LevelDB is a very popular data store that has been adopted in many domains far beyond its original use in Google Chrome. It's no surprise that many startups and large companies are using LevelDB: LevelDB internally stores data in contiguous chunks, leverages the performance of sequential disk I/O, and takes advantage of high performance buffer management in modern operating systems. This organization plays well with modern memory hierarchies and avoids conflicting with operating system decisions to yield high performance.
While stock LevelDB is an excellent foundation, our experience with HyperDex identified several opportunities for further performance improvements. This article describes the changes we've made to LevelDB meet HyperDex clients' demanding needs.
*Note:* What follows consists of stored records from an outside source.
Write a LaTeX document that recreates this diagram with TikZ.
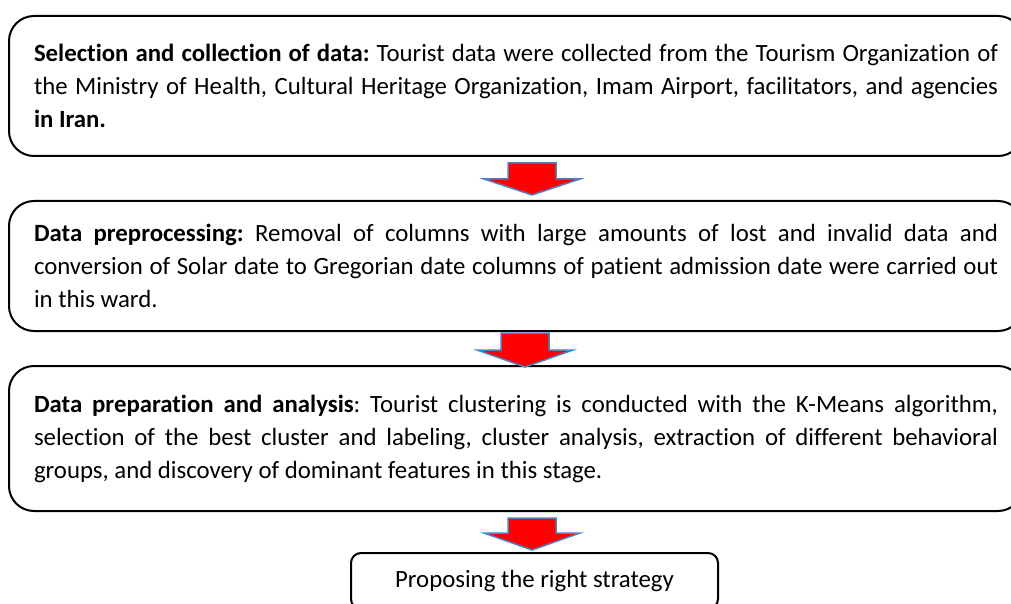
\documentclass[tikz,border=0pt]{standalone}
\usepackage{fontspec}
\setmainfont{Carlito}[Ligatures=NoCommon]
\definecolor{arrowblue}{RGB}{79,129,189}
\hyphenpenalty=10000
\frenchspacing
\begin{document}
\begin{tikzpicture}[
  x=0.5pt, y=-0.5pt,
  txt/.style={font=\fontsize{12.4}{16.5}\selectfont},
  stagebox/.style={txt, draw, line width=1pt, rounded corners=12.5pt, anchor=north west,
    text width=482pt, inner xsep=12.5pt, inner ysep=0pt, align=justify},
  endbox/.style={txt, draw, line width=1pt, rounded corners=5pt, anchor=north west,
    minimum width=183.5pt, minimum height=28pt, inner sep=0pt},
  blockarr/.style={draw=arrowblue, fill=red, line width=0.75pt}
]
\useasboundingbox (0,0) rectangle (1011,604);

% --- stage boxes ---
\node[stagebox, minimum height=70pt] (select) at (8,15)
  {\textbf{Selection and collection of data:} Tourist data were collected from the Tourism Organization of\linebreak
   the Ministry of Health, Cultural Heritage Organization, Imam Airport, facilitators, and agencies\linebreak
   \textbf{in Iran.}};
\node[stagebox, minimum height=65pt] (prep) at (8,200)
  {\textbf{Data preprocessing:} Removal of columns with large amounts of lost and invalid data and\linebreak
   conversion of Solar date to Gregorian date columns of patient admission date were carried out\linebreak
   in this ward.};
\node[stagebox, minimum height=72.5pt] (anal) at (8,365)
  {\textbf{Data preparation and analysis}: Tourist clustering is conducted with the K-Means algorithm,\linebreak
   selection of the best cluster and labeling, cluster analysis, extraction of different behavioral\linebreak
   groups, and discovery of dominant features in this stage.};

% --- final box (cut by the page edge) ---
\node[endbox] (strat) at (350,552) {Proposing the right strategy};

% --- block arrows between stages ---
\draw[blockarr] (508,163) -- ++(48,0) -- ++(0,16) -- ++(24,0) -- ++(-48,16) -- ++(-48,-16) -- ++(24,0) -- cycle;
\draw[blockarr] (501,333) -- ++(48,0) -- ++(0,17) -- ++(24,0) -- ++(-48,17) -- ++(-48,-17) -- ++(24,0) -- cycle;
\draw[blockarr] (508,518) -- ++(48,0) -- ++(0,15) -- ++(24,0) -- ++(-48,17) -- ++(-48,-17) -- ++(24,0) -- cycle;

\end{tikzpicture}
\end{document}
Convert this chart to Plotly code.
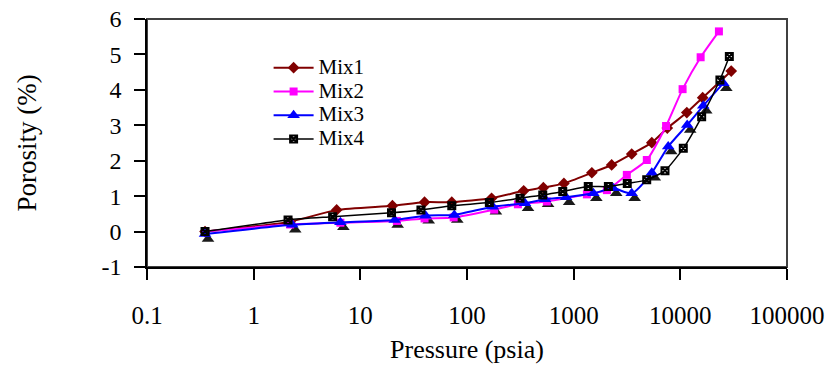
import plotly.graph_objects as go

# ---- data ----
mix1_x = [0.35, 2.2, 6.0, 20, 40, 72, 170, 340, 520, 810, 1480, 2270, 3500, 5400, 7550, 11500, 16200, 30000]
mix1_y = [0.0, 0.28, 0.61, 0.73, 0.83, 0.83, 0.94, 1.15, 1.24, 1.36, 1.66, 1.88, 2.19, 2.51, 2.92, 3.36, 3.78, 4.53]

mix2_x = [0.35, 2.2, 6.5, 22, 40, 75, 180, 300, 560, 1330, 2050, 3150, 4850, 7350, 10500, 15500, 23000]
mix2_y = [0.0, 0.2, 0.25, 0.3, 0.37, 0.4, 0.62, 0.77, 0.85, 1.05, 1.17, 1.6, 2.02, 2.98, 4.02, 4.92, 5.65]

mix3_x = [0.35, 2.3, 6.5, 21, 41, 76, 175, 350, 540, 850, 1530, 2350, 3500, 5400, 7700, 11600, 16400, 25300]
mix3_y = [-0.07, 0.19, 0.26, 0.33, 0.45, 0.47, 0.70, 0.80, 0.91, 0.97, 1.08, 1.22, 1.08, 1.66, 2.40, 3.01, 3.55, 4.19]

mix4_x = [0.35, 2.1, 5.5, 19.6, 37, 72, 162, 314, 513, 790, 1370, 2115, 3180, 4840, 7180, 10660, 15850, 23500, 28800]
mix4_y = [0.0, 0.33, 0.42, 0.53, 0.61, 0.73, 0.82, 0.94, 1.03, 1.13, 1.27, 1.27, 1.36, 1.46, 1.72, 2.35, 3.24, 4.28, 4.94]

series_names = ["Mix1", "Mix2", "Mix3", "Mix4"]

x_tickvals = [0.1, 1, 10, 100, 1000, 10000, 100000]
x_ticktext = ["0.1", "1", "10", "100", "1000", "10000", "100000"]
y_tickvals = [-1, 0, 1, 2, 3, 4, 5, 6]
y_ticktext = ["-1", "0", "1", "2", "3", "4", "5", "6"]

FONT = "Liberation Serif"
X_RANGE = [-1, 5]
Y_RANGE = [-1, 6]


def legend_label(name):
    return "<span style='font-size:21px'>" + name + "</span>"


fig = go.Figure()

# shadow of Mix3 triangles, on hidden base axes whose range is nudged
fig.add_trace(go.Scatter(
    x=mix3_x, y=mix3_y, mode="markers", showlegend=False, hoverinfo="skip",
    marker=dict(symbol="triangle-up", size=11, color="#1a1a1a"),
    xaxis="x", yaxis="y"))

common = dict(xaxis="x2", yaxis="y2", mode="lines+markers")
fig.add_trace(go.Scatter(
    x=mix1_x, y=mix1_y, name=legend_label(series_names[0]),
    line=dict(color="#800000", width=2, shape="spline", smoothing=0.6),
    marker=dict(symbol="diamond", size=9, color="#800000"), **common))
fig.add_trace(go.Scatter(
    x=mix2_x, y=mix2_y, name=legend_label(series_names[1]),
    line=dict(color="#FF00FF", width=2, shape="spline", smoothing=0.6),
    marker=dict(symbol="square", size=8, color="#FF00FF"), **common))
fig.add_trace(go.Scatter(
    x=mix3_x, y=mix3_y, name=legend_label(series_names[2]),
    line=dict(color="#0000FF", width=2, shape="spline", smoothing=0.6),
    marker=dict(symbol="triangle-up", size=11, color="#0000FF"), **common))
fig.add_trace(go.Scatter(
    x=mix4_x, y=mix4_y, name=legend_label(series_names[3]),
    line=dict(color="#000000", width=1.5, shape="spline", smoothing=0.6),
    marker=dict(symbol="square-x-open", size=7, color="#000000", line=dict(width=2, color="#000000")),
    **common))

dx = 3 / 106.67   # decades per pixel shift
dy = 5 / 35.43
fig.update_layout(
    width=839, height=370,
    margin=dict(l=139, r=60, t=11, b=111, autoexpand=False),
    paper_bgcolor="white", plot_bgcolor="white",
    font=dict(family=FONT, color="black"),
    showlegend=True,
    legend=dict(x=0.19, y=0.872, xanchor="left", yanchor="top",
                font=dict(family=FONT, size=16, color="black"),
                bgcolor="rgba(0,0,0,0)", tracegroupgap=0, itemwidth=40),
    xaxis=dict(type="log", range=[X_RANGE[0] - dx, X_RANGE[1] - dx], visible=False, showgrid=False, automargin=False),
    yaxis=dict(range=[Y_RANGE[0] + dy, Y_RANGE[1] + dy], visible=False, showgrid=False, automargin=False),
    xaxis2=dict(type="log", range=X_RANGE, overlaying="x", anchor="y2", automargin=False,
                tickvals=x_tickvals, ticktext=x_ticktext,
                showgrid=False, zeroline=False,
                showline=True, linecolor="black", linewidth=1.5,
                ticks="outside", ticklen=11, tickwidth=1.5, tickcolor="black",
                ticklabelstandoff=14, ticklabeloverflow="allow",
                tickfont=dict(family=FONT, size=25, color="black"),
                title=dict(text="Pressure (psia)", font=dict(family=FONT, size=26, color="black"), standoff=12)),
    yaxis2=dict(range=Y_RANGE, overlaying="y", anchor="x2", automargin=False,
                tickvals=y_tickvals, ticktext=y_ticktext,
                showgrid=False, zeroline=False,
                showline=True, linecolor="black", linewidth=1.5,
                ticks="outside", ticklen=11, tickwidth=1.5, tickcolor="black",
                ticklabelstandoff=8, ticklabeloverflow="allow",
                tickfont=dict(family=FONT, size=24, color="black"),
                title=dict(text="Porosity (%)", font=dict(family=FONT, size=27, color="black"), standoff=57)),
    shapes=[dict(type="rect", xref="paper", yref="paper", x0=0, y0=0, x1=1, y1=1,
                 line=dict(color="#404040", width=2), layer="below")],
)

fig.write_html("out.html")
Specifically, these changes improve LevelDB in two ways:
Increased parallelism through careful lock management
Higher throughput through an improved compaction process
This article describes these changes in detail to give an intuition behind why the resulting fork, called HyperLevelDB, is so much faster.
Stock LevelDB internally protects all state with a single mutex, ensuring that multiple threads may safely write to the database simultaneously. Analogous to the global interpreter lock in Python, this mutex simplifies single-threaded execution at the expense of performance in a concurrent environment. On a modern processor with multiple cores, achieving high performance requires taking advantage of all cores. To this end, our first change was to crack this lock.
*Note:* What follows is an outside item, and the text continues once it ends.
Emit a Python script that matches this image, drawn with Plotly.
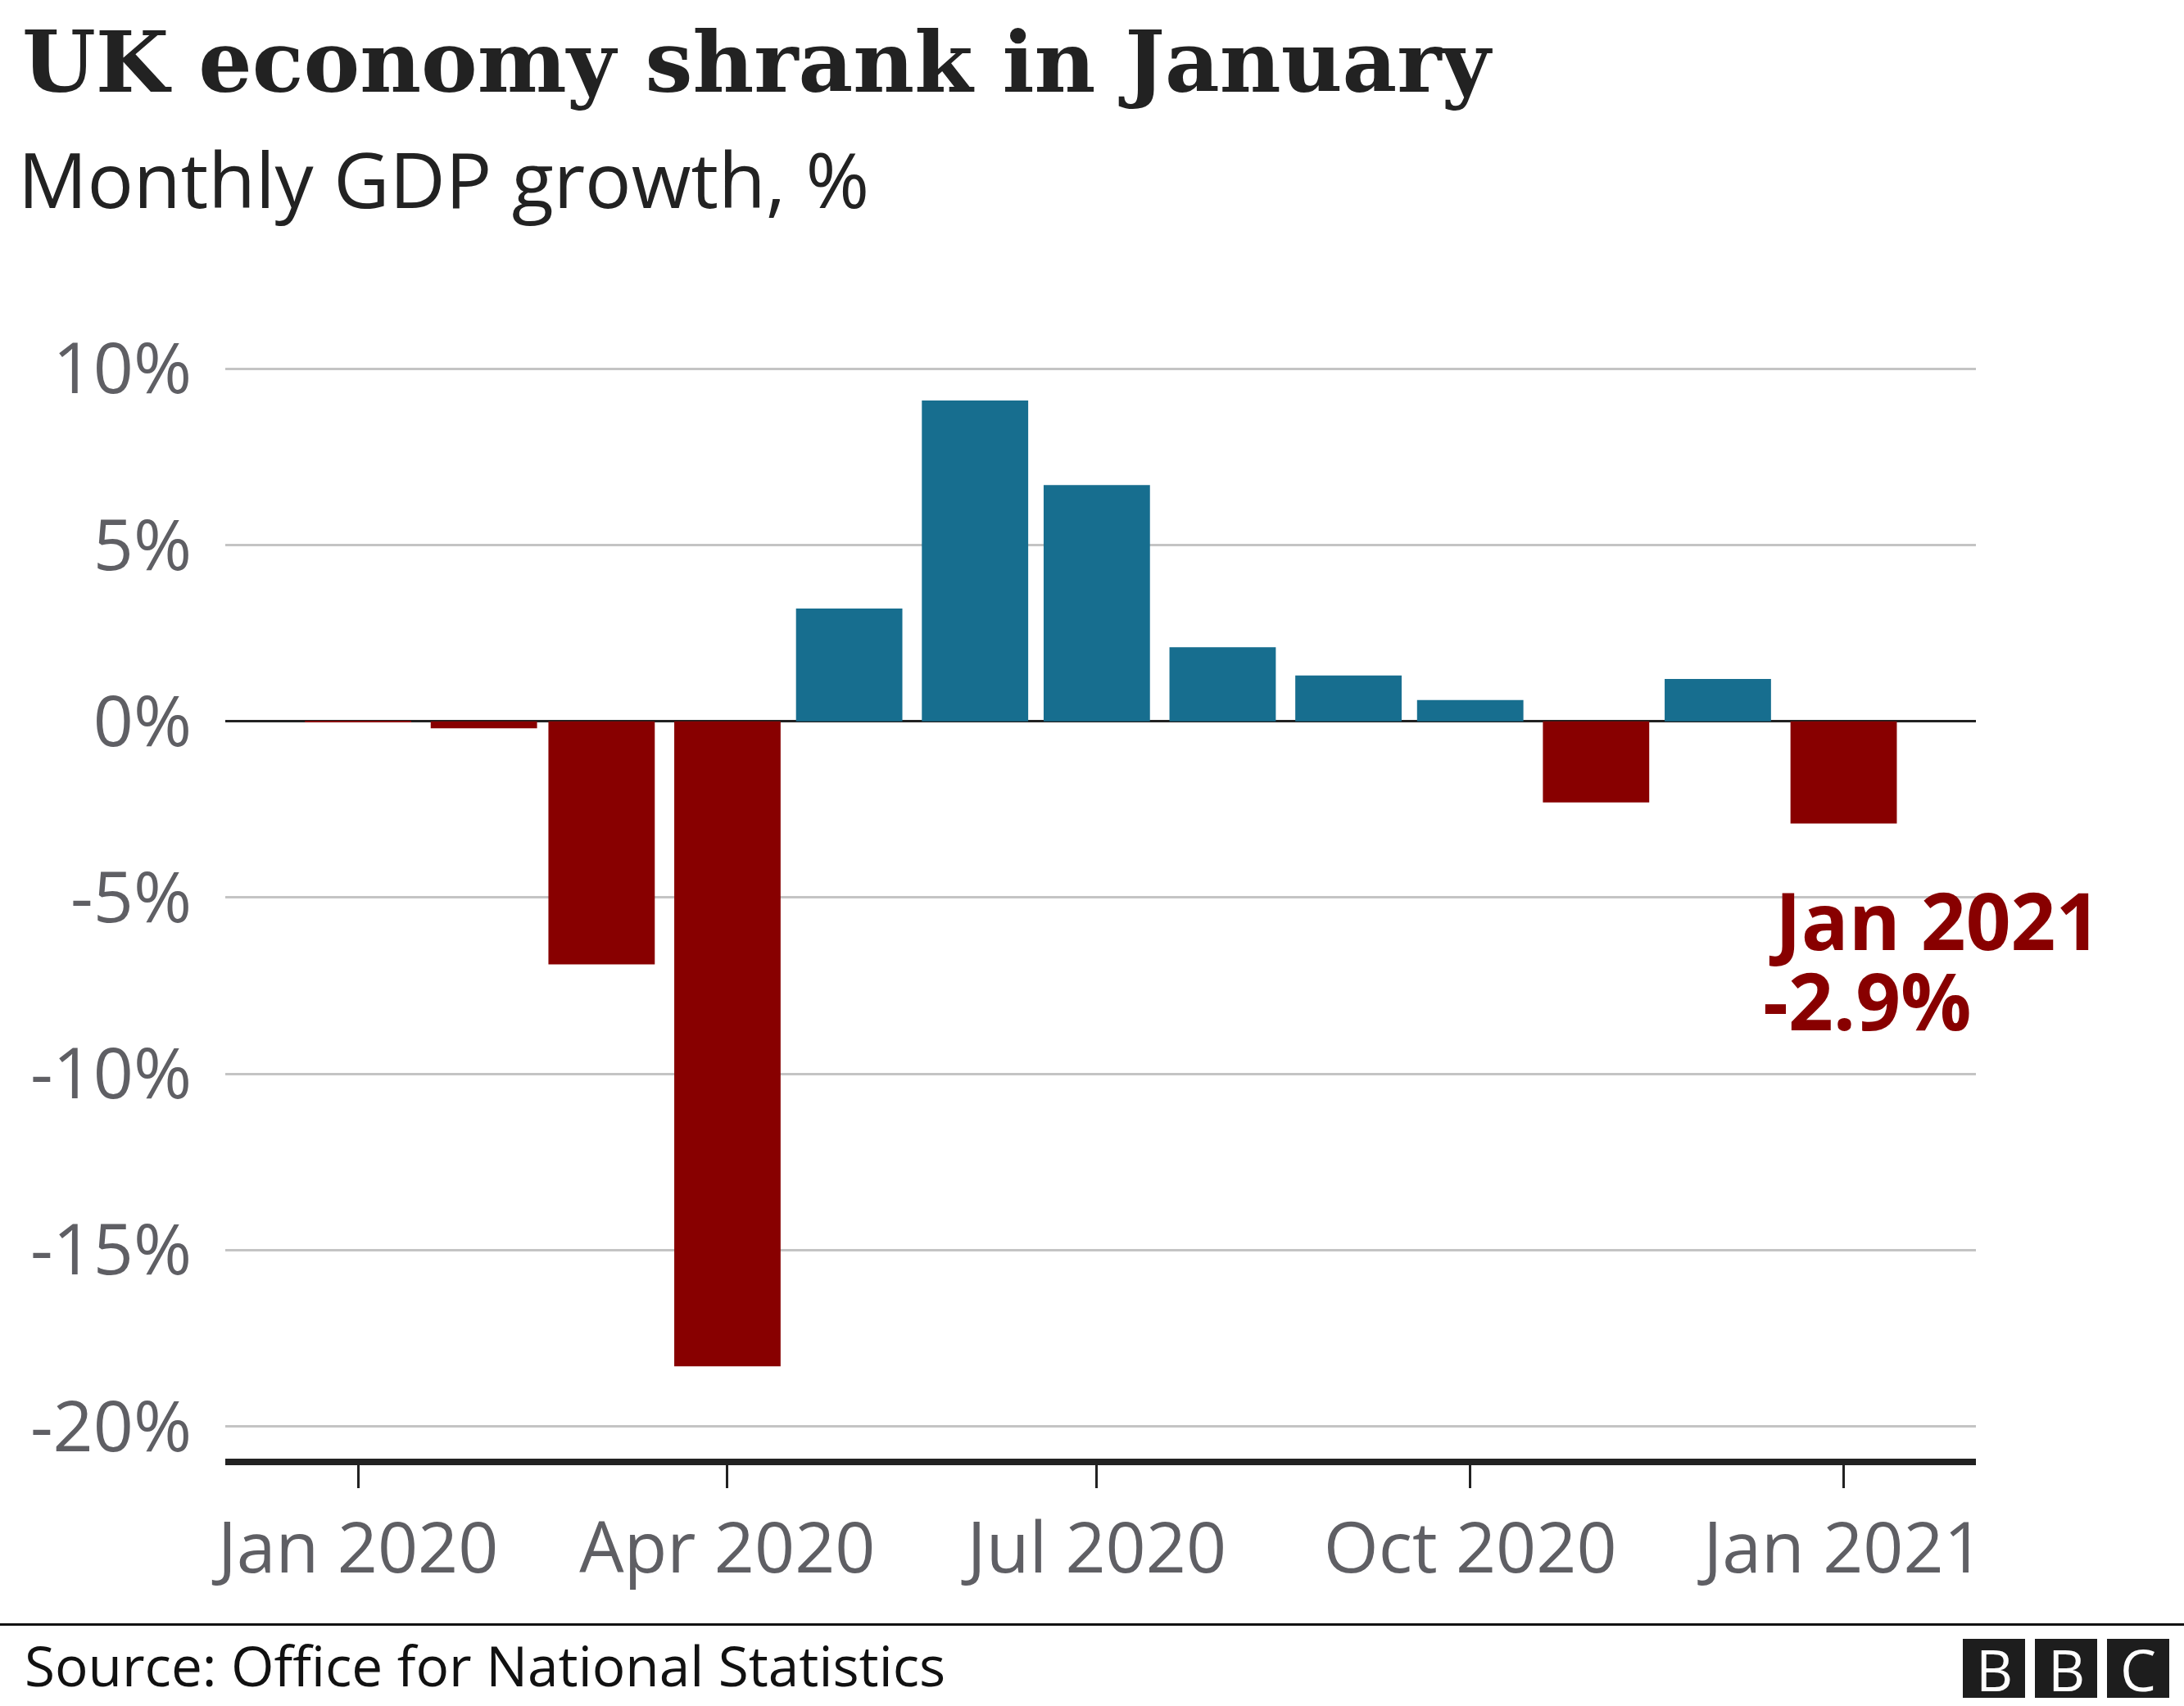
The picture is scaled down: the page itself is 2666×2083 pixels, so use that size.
import plotly.graph_objects as go

# ---- data ----
months = ["2020-01-01", "2020-02-01", "2020-03-01", "2020-04-01", "2020-05-01",
          "2020-06-01", "2020-07-01", "2020-08-01", "2020-09-01", "2020-10-01",
          "2020-11-01", "2020-12-01", "2021-01-01"]
growth = [-0.03, -0.2, -6.9, -18.3, 3.2, 9.1, 6.7, 2.1, 1.3, 0.6, -2.3, 1.2, -2.9]

x_tick_vals = ["2020-01-01", "2020-04-01", "2020-07-01", "2020-10-01", "2021-01-01"]
x_tick_text = ["Jan 2020", "Apr 2020", "Jul 2020", "Oct 2020", "Jan 2021"]
y_tick_vals = [-20, -15, -10, -5, 0, 5, 10]
y_tick_text = ["-20%", "-15%", "-10%", "-5%", "0%", "5%", "10%"]

title_text = "UK economy shrank in January"
subtitle_text = "Monthly GDP growth, %"
source_text = "Source: Office for National Statistics"
label_line1 = "Jan 2021"
label_line2 = "-2.9%"

# ---- style ----
BLUE = "#176E8F"
RED = "#880000"
GRID = "#c4c4c4"
DARK = "#222222"
TICKGREY = "#5f5f64"
SANS = "Open Sans, Noto Sans, sans-serif"
SERIF = "DejaVu Serif, serif"

W, H = 2666, 2083
L, R, T, B = 275, 254, 446, 302
PW, PH = W - L - R, H - T - B


def px(x):
    return (x - L) / PW


def py(y):
    return (H - B - y) / PH


colors = [RED if v < 0 else BLUE for v in growth]
bar_width_ms = 26.2 * 86400000

fig = go.Figure(
    go.Bar(
        x=months,
        y=growth,
        marker=dict(color=colors, line=dict(width=0)),
        width=[bar_width_ms] * len(months),
        hoverinfo="skip",
    )
)

fig.update_layout(
    width=W,
    height=H,
    margin=dict(l=L, r=R, t=T, b=B, pad=0),
    paper_bgcolor="white",
    plot_bgcolor="white",
    showlegend=False,
    xaxis=dict(
        type="date",
        range=["2019-11-29 07:00", "2021-02-02 14:00"],
        tickvals=x_tick_vals,
        ticktext=x_tick_text,
        ticks="outside",
        ticklen=28,
        tickwidth=3,
        tickcolor=DARK,
        showline=True,
        linecolor=DARK,
        linewidth=8,
        showgrid=False,
        zeroline=False,
        tickfont=dict(family=SANS, size=86, color=TICKGREY),
    ),
    yaxis=dict(
        range=[-20.92, 10.1],
        tickvals=y_tick_vals,
        ticktext=y_tick_text,
        showgrid=True,
        gridcolor=GRID,
        gridwidth=3,
        zeroline=True,
        zerolinecolor=DARK,
        zerolinewidth=3,
        ticks="",
        showline=False,
        ticklabelstandoff=40,
        tickfont=dict(family=SANS, size=86, color=TICKGREY),
    ),
)

annotations = [
    dict(text=f"<b>{title_text}</b>", x=px(25), y=py(75), xanchor="left", yanchor="middle",
         font=dict(family=SERIF, size=103, color=DARK)),
    dict(text=subtitle_text, x=px(20), y=py(218), xanchor="left", yanchor="middle",
         font=dict(family=SANS, size=94, color=DARK)),
    dict(text=source_text, x=px(28), y=py(2033), xanchor="left", yanchor="middle",
         font=dict(family=SANS, size=67.5, color="#111111")),
    dict(text=f"<b>{label_line1}</b>", x=px(2157), y=py(1122), xanchor="left", yanchor="middle",
         font=dict(family=SANS, size=96, color=RED)),
    dict(text=f"<b>{label_line2}</b>", x=px(2150), y=py(1220), xanchor="left", yanchor="middle",
         font=dict(family=SANS, size=96, color=RED)),
]

shapes = [
    dict(type="line", xref="paper", yref="paper", x0=px(0), x1=px(W), y0=py(1983.5), y1=py(1983.5),
         line=dict(color="#111111", width=3)),
]

logo_letters = ["B", "B", "C"]
logo_left = [2396, 2484, 2572]
for letter, lx in zip(logo_letters, logo_left):
    shapes.append(dict(type="rect", xref="paper", yref="paper",
                       x0=px(lx), x1=px(lx + 76), y0=py(2073), y1=py(2001),
                       fillcolor="#1d1d1d", line=dict(width=0)))
    annotations.append(dict(text=letter, x=px(lx + 38), y=py(2038), xanchor="center", yanchor="middle",
                            font=dict(family=SANS, size=70, color="white")))

for a in annotations:
    a.update(xref="paper", yref="paper", showarrow=False)

fig.update_layout(annotations=annotations, shapes=shapes)

fig.write_html(
    "out.html",
    config={"displayModeBar": False},
    post_script="document.body.style.margin='0';document.body.style.padding='0';"
                "document.documentElement.style.overflow='hidden';",
)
Of course, this has to be done carefully to avoid potential data races. Let's briefly examine the concurrency requirements of stock LevelDB before describing the new organization under HyperLevelDB.
Stock LevelDB provides internal synchronization to allow multiple threads to access the data store in parallel. Internally, writes proceed in FIFO order: the writer at the head of the FIFO is the only thread that may write into the database, and all others that are enqueued must wait to write. Every write inserts data into a disk-backed log and memory-backed "memtable". The log is an append-only file that provides persistence for crash recovery, while the memtable is a sorted skip list that enables reads to efficiently lookup data stored in the log. Writers must write data to both the log and the memtable before signalling the next writer in the FIFO.
To overcome the queuing effect, stock LevelDB batches writes that encompass a prefix of the FIFO, writing the data for many writers in one batch. This batching improves the performance, especially for synchronous writes, but does not fundamentally alter the sequential nature of writes. It also incurs a cost, as the thread doing the batching must necessarily read, and possibly copy, the data being written by the other threads. Only the head of the FIFO is doing any real work, and the other writers are blocked by the kernel waiting for a signal from the head writer.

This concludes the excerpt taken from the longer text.